Against Parthy’s wishes Magnolia ends up on the stage and when they call in to St Louis she falls for the wonderfully named Gaylord Ravenal, who ends up joining the show boat’s cast.

That’s a brief outline but there’s lots going on in this book with characters being accused of miscegenation (marriage between a black person and a white person) which was illegal in some places in America at the time and that ‘n’ word is used quite a lot by the more ignorant characters. One of the characters is ‘passing’ as a white person.

As a Jew Edna Ferber was no stranger to prejudice but it didn’t stop her from having a very successful career as a writer, which you can read about here. I have one other book by her – Ice Palace, but I’ll certainly be looking out for more in the future.

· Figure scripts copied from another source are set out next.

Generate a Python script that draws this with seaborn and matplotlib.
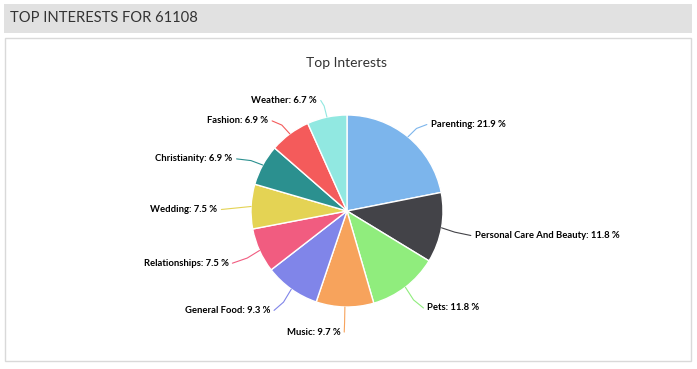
import numpy as np
import matplotlib
matplotlib.use("Agg")
import matplotlib.pyplot as plt
import seaborn as sns
from matplotlib.patches import Rectangle

# data
categories = ["Parenting", "Personal Care And Beauty", "Pets", "Music", "General Food",
              "Relationships", "Wedding", "Christianity", "Fashion", "Weather"]
shares = [21.9, 11.8, 11.8, 9.7, 9.3, 7.5, 7.5, 6.9, 6.9, 6.7]
colors = ["#7cb5ec", "#434348", "#90ed7d", "#f7a35c", "#8085e9",
          "#f15c80", "#e4d354", "#2b908f", "#f45b5b", "#91e8e1"]
header = "TOP INTERESTS FOR 61108"
title = "Top Interests"

sns.set_theme(style="white")
plt.rcParams["font.family"] = ["Lato", "DejaVu Sans"]

# work in pixel units so the layout is easy to place
W, H = 697, 369
fig = plt.figure(figsize=(W / 100, H / 100), dpi=100)
ax = fig.add_axes([0, 0, 1, 1])

# header band and panel
ax.add_patch(Rectangle((4, H - 33), 688, 29, facecolor="#e1e1e1", edgecolor="none"))
ax.text(10, H - 18, header, fontsize=10.6, color="#333333", va="center")
ax.add_patch(Rectangle((5, H - 361), 686, 323, facecolor="white",
                       edgecolor="#d9d9d9", lw=1))
ax.text(347, H - 63, title, fontsize=10, color="#333333", ha="center", va="center")

cx, cy, r = 347, H - 211, 96
wedges, _ = ax.pie(shares, colors=colors, startangle=90, counterclock=False,
                   center=(cx, cy), radius=r, frame=True,
                   wedgeprops=dict(edgecolor="white", linewidth=1))

# labels with connectors, highcharts style
for w, name, val in zip(wedges, categories, shares):
    th = np.deg2rad((w.theta1 + w.theta2) / 2)
    c, s = np.cos(th), np.sin(th)
    side = 1 if c >= 0 else -1
    ex, ey = cx + r * c, cy + r * s
    bx, by = cx + 1.14 * r * c, cy + 1.14 * r * s - 2
    lx, ly = cx + 1.31 * r * c, cy + 1.22 * r * s - 4
    ax.plot([ex, bx, lx], [ey, by, ly], color=w.get_facecolor(), lw=0.8,
            solid_capstyle="round", zorder=1)
    ax.text(lx + side * 4, ly, f"{name}: {val} %", fontsize=6.8, fontweight="bold",
            color="#000000", ha="left" if side > 0 else "right", va="center")

ax.set_xlim(0, W)
ax.set_ylim(0, H)
ax.set_aspect("auto")
ax.axis("off")

fig.savefig("out.png", dpi=100)
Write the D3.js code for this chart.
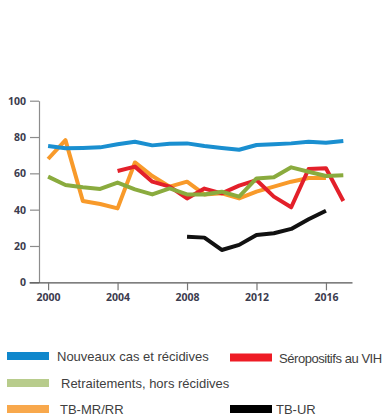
<!DOCTYPE html>
<html>
<head>
<meta charset="utf-8">
<script src="https://cdn.jsdelivr.net/npm/d3@7"></script>
<style>
  html, body { margin: 0; padding: 0; background: #fff; }
  svg { display: block; }
</style>
</head>
<body>
<svg id="chart" width="392" height="419"></svg>
<script>
// Years and series values (%)
const years = [2000,2001,2002,2003,2004,2005,2006,2007,2008,2009,2010,2011,2012,2013,2014,2015,2016,2017];

const nouveaux = [75,73.8,74,74.3,76,77.4,75.4,76.3,76.5,75,74,73,75.6,76,76.5,77.4,76.9,77.8];
const retraitements = [58.2,53.6,52.3,51.4,54.9,51.2,48.4,51.7,48.4,48.4,49.9,47.2,57.2,57.8,63.3,60.9,58.5,58.9];
const tbmr = [67.9,78.3,44.8,43.1,40.7,66,58.5,52.7,55.4,48.4,49,46.2,49.9,52.7,55.4,57.4,57.4,null];
const vih = [null,null,null,null,61.3,63.7,55.4,52.7,46.2,51.6,49,53.2,56.3,47.2,41.3,62.4,62.8,44.8];
const tbur = [null,null,null,null,null,null,null,null,25.1,24.6,17.8,20.6,26.1,27,29.4,34.7,39.4,null];

const xTicks = [2000,2004,2008,2012,2016];
const yTicks = [0,20,40,60,80,100];

const series = [
  {name: "TB-MR/RR", values: tbmr, line: "#f89a2a", key: "#f8a84c"},
  {name: "Séropositifs au VIH", values: vih, line: "#e3202a", key: "#ee1c25"},
  {name: "Retraitements, hors récidives", values: retraitements, line: "#8aab3e", key: "#b8cc8c"},
  {name: "TB-UR", values: tbur, line: "#111111", key: "#000000"},
  {name: "Nouveaux cas et récidives", values: nouveaux, line: "#1a8fd0", key: "#0f87cc"}
];

const svg = d3.select("#chart");

const x = d3.scaleLinear().domain([1998.9, 2017.5]).range([29, 352]);
const y = d3.scaleLinear().domain([0, 100]).range([282.3, 100.7]);

const tickFont = "'Open Sans', sans-serif";

// Y axis
const gy = svg.append("g")
  .attr("transform", "translate(39,0)")
  .call(d3.axisLeft(y).tickValues(yTicks).tickSize(9).tickSizeOuter(0).tickPadding(4));
gy.select(".domain").attr("stroke", "#8c8c8c").attr("stroke-width", 1.2);
gy.selectAll(".tick line").attr("stroke", "#8c8c8c").attr("stroke-width", 1.2);
gy.selectAll(".tick text")
  .attr("fill", "#3c3c4e").attr("font-family", tickFont)
  .attr("font-weight", 700).attr("font-size", "10.5px");

// X axis
const gx = svg.append("g")
  .attr("transform", `translate(0,${y(0)})`)
  .call(d3.axisBottom(x).tickValues(xTicks).tickFormat(d3.format("d")).tickSize(8).tickSizeOuter(0).tickPadding(3));
gx.select(".domain").attr("stroke", "#555").attr("stroke-width", 1.2);
gx.selectAll(".tick line").attr("stroke", "#777").attr("stroke-width", 1.2);
gx.selectAll(".tick text")
  .attr("fill", "#3c3c4e").attr("font-family", tickFont)
  .attr("font-weight", 700).attr("font-size", "10.5px");

// Series lines
const line = d3.line()
  .defined(d => d != null)
  .x((d, i) => x(years[i]))
  .y(d => y(d));

svg.append("g").selectAll("path")
  .data(series)
  .join("path")
  .attr("d", s => line(s.values))
  .attr("fill", "none")
  .attr("stroke", s => s.line)
  .attr("stroke-width", 4)
  .attr("stroke-linejoin", "round");

// Legend
const legendItems = [
  {s: series[4], x: 7, y: 356, tx: 57, ty: 361},
  {s: series[1], x: 230, y: 357.5, tx: 279, ty: 363, ls: -0.45},
  {s: series[2], x: 7, y: 383, tx: 61, ty: 388},
  {s: series[0], x: 7, y: 409, tx: 60, ty: 413.5},
  {s: series[3], x: 230, y: 409, tx: 276, ty: 413.5}
];
const lg = svg.append("g");
legendItems.forEach(it => {
  lg.append("rect")
    .attr("x", it.x).attr("y", it.y - 4)
    .attr("width", 42).attr("height", 8)
    .attr("fill", it.s.key);
  lg.append("text")
    .attr("x", it.tx).attr("y", it.ty)
    .attr("font-family", "'Liberation Sans', Arial, sans-serif")
    .attr("font-size", "13px")
    .attr("fill", "#404040")
    .attr("letter-spacing", it.ls || 0)
    .text(it.s.name);
});
</script>
</body>
</html>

I’ve loved the idea of a Mississippi river boat since I started reading Mark Twain years ago but I know that the reality would kill me in no time – too hot!

Recent book purchases

Just a quick one tonight. I’ve been managing to buy a few old books on the internet. So in the past couple of weeks I’ve taken delivery of:

The Grand Babylon Hotel by Arnold Bennett

Ice Palace by Edna Ferber
Show Boat by Edna Ferber

Miss Bunting by Angela Thirkell
Half Term by Angela Thirkell

Someone at a Distance by Dorothy Whipple

Susanne recommended The Grand Babylon Hotel and Anbolyn at Cousins Read came up with Edna Ferber as a possible neglected author from the past. I must admit that I hadn’t even heard of her before, so I’m really keen to read some of her work as she was so famous in her heyday. Most of the books are quite old but clean, but the copy of Show Boat is a beauty. It’s a facsimile of the 1926 edition and is pristine and I got it for peanuts.

Show Boat cover

Well I like it anyway. I had been doing so well at not buying books until the new year really. Then somehow I just started buying them again and it has snowballed.

I think it’s a bit like when people go on a diet and do very well at it, until they relax a bit and before they know it, they’re even heavier than they were before they started on the diet.

I’ve had book buying binges recently and I just know that I’ll end up having bought more than 52 books by the end of 2011. So by the time I’ve got through my 2011 reading list from my TBR pile – my book pile will be even bigger.

Why isn’t there a Bookaholics Anonymous? And what would reaching rock bottom be for a book buyer?